/frɔːd dɪˈtɛkʃən/

noun — "catching sneaky transactions before they ruin your balance."

Fraud Detection is the process in information technology and cybersecurity of identifying and preventing unauthorized or deceptive activities, particularly in financial systems, e-commerce, or sensitive data environments. It relies on analyzing transaction patterns, user behavior, and system logs to flag suspicious activities before they cause losses or breaches.

Technically, Fraud Detection involves:

  • Pattern recognition — identifying unusual transaction sequences or behaviors.
  • Statistical and machine learning models — detecting anomalies that suggest fraudulent activity.
  • Real-time monitoring — analyzing transactions or system events as they happen to trigger alerts.
  • Integration with logging and network monitoring systems for enhanced detection and auditing.

Examples of Fraud Detection include:

  • Flagging credit card transactions that deviate from normal spending patterns.
  • Detecting multiple failed login attempts across accounts indicating a possible credential attack.
  • Monitoring unusual data access or file transfers in enterprise systems.
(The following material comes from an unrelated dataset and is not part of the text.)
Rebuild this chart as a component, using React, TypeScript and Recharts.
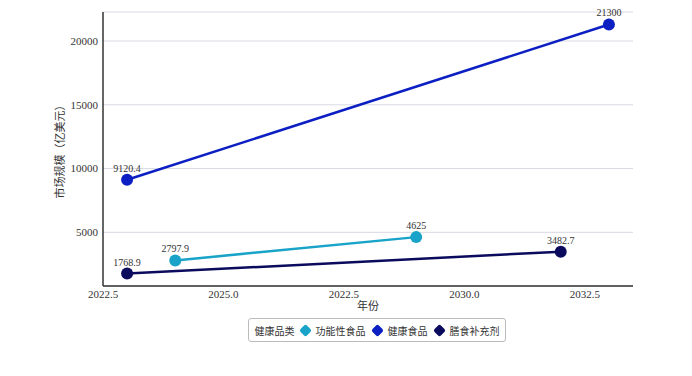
import React from 'react';
import { LineChart, Line, XAxis, YAxis, CartesianGrid, LabelList, Label } from 'recharts';

const seriesNames = ['功能性食品', '健康食品', '膳食补充剂'];
const seriesColors = ['#19a3c8', '#0c1fc2', '#0b0b5e'];
const functionalYears = [2024, 2029];
const functionalValues = [2797.9, 4625];
const healthYears = [2023, 2033];
const healthValues = [9120.4, 21300];
const supplementYears = [2023, 2032];
const supplementValues = [1768.9, 3482.7];
const xTicks = [2022.5, 2025, 2027.5, 2030, 2032.5];
const xTickLabels = ['2022.5', '2025.0', '2022.5', '2030.0', '2032.5'];
const yTicks = [5000, 10000, 15000, 20000];
const legendTitle = '健康品类';
const xTitle = '年份';
const yTitle = '市场规模（亿美元）';

const build = (xs: number[], ys: number[]) => xs.map((x, i) => ({ year: x, value: ys[i] }));
const seriesData = [
  build(functionalYears, functionalValues),
  build(healthYears, healthValues),
  build(supplementYears, supplementValues),
];

const serif = '"Liberation Serif", "DejaVu Serif", "Noto Sans CJK SC", serif';
const cjk = '"Noto Sans CJK SC", sans-serif';

export default function App() {
  return (
    <div style={{ position: 'absolute', left: 0, top: 0, width: 692, height: 376, background: '#fff' }}>
      <LineChart width={692} height={376} margin={{ top: 12, right: 59, bottom: 50, left: 46 }}>
        <CartesianGrid vertical={false} stroke="#d9d9e3" strokeWidth={1} />
        <XAxis
          type="number"
          dataKey="year"
          domain={[2022.5, 2033.5]}
          ticks={xTicks}
          allowDataOverflow
          tickFormatter={(v: number) => xTickLabels[xTicks.indexOf(v)] ?? String(v)}
          tickLine={false}
          tickSize={2}
          height={40}
          axisLine={{ stroke: '#333', strokeWidth: 1.5 }}
          tick={{ fill: '#333', fontSize: 11, fontFamily: serif }}
        >
          <Label value={xTitle} position="insideTop" offset={16} style={{ fill: '#333', fontSize: 11, fontFamily: cjk }} />
        </XAxis>
        <YAxis
          type="number"
          dataKey="value"
          domain={[792.3, 22276.6]}
          ticks={yTicks}
          allowDataOverflow
          width={57}
          tickLine={false}
          tickSize={3}
          axisLine={{ stroke: '#333', strokeWidth: 1.5 }}
          tick={{ fill: '#333', fontSize: 11, fontFamily: serif }}
        >
          <Label value={yTitle} angle={-90} position="insideLeft" offset={14} style={{ fill: '#333', fontSize: 11, fontFamily: cjk, textAnchor: 'middle' }} />
        </YAxis>
        {seriesData.map((d, i) => (
          <Line
            key={seriesNames[i]}
            data={d}
            dataKey="value"
            name={seriesNames[i]}
            stroke={seriesColors[i]}
            strokeWidth={2.5}
            dot={{ r: 6, fill: seriesColors[i], stroke: seriesColors[i], strokeWidth: 0 }}
            activeDot={false}
            isAnimationActive={false}
          >
            <LabelList dataKey="value" position="top" offset={8} style={{ fill: '#333', fontSize: 10, fontFamily: serif }} />
          </Line>
        ))}
      </LineChart>
      <div
        style={{
          position: 'absolute',
          left: 248,
          top: 318,
          width: 258,
          height: 24,
          boxSizing: 'border-box',
          border: '1px solid #bbb',
          borderRadius: 3,
          display: 'flex',
          alignItems: 'center',
          justifyContent: 'center',
          fontFamily: cjk,
          fontSize: 10,
          color: '#333',
          whiteSpace: 'nowrap',
        }}
      >
        <span style={{ marginRight: 4 }}>{legendTitle}</span>
        {seriesNames.map((n, i) => (
          <span key={n} style={{ display: 'flex', alignItems: 'center', marginRight: i < 2 ? 5 : 0 }}>
            <span
              style={{
                display: 'inline-block',
                width: 9,
                height: 9,
                background: seriesColors[i],
                transform: 'rotate(45deg)',
                borderRadius: 2,
                marginRight: 6,
                marginLeft: 2,
              }}
            />
            {n}
          </span>
        ))}
      </div>
    </div>
  );
}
Conceptually, Fraud Detection is the digital security guard that spots inconsistencies, odd patterns, or rule violations in data to protect systems, users, and assets. Effective fraud detection combines real-time alerts with historical analysis for proactive defense.

In practice, Fraud Detection leverages machine learning, data analysis, anomaly detection, and monitoring tools to minimize risk and ensure compliance with security and regulatory standards.

See Anomaly Detection, Data Analysis, Logging, Network Monitoring, Cybersecurity.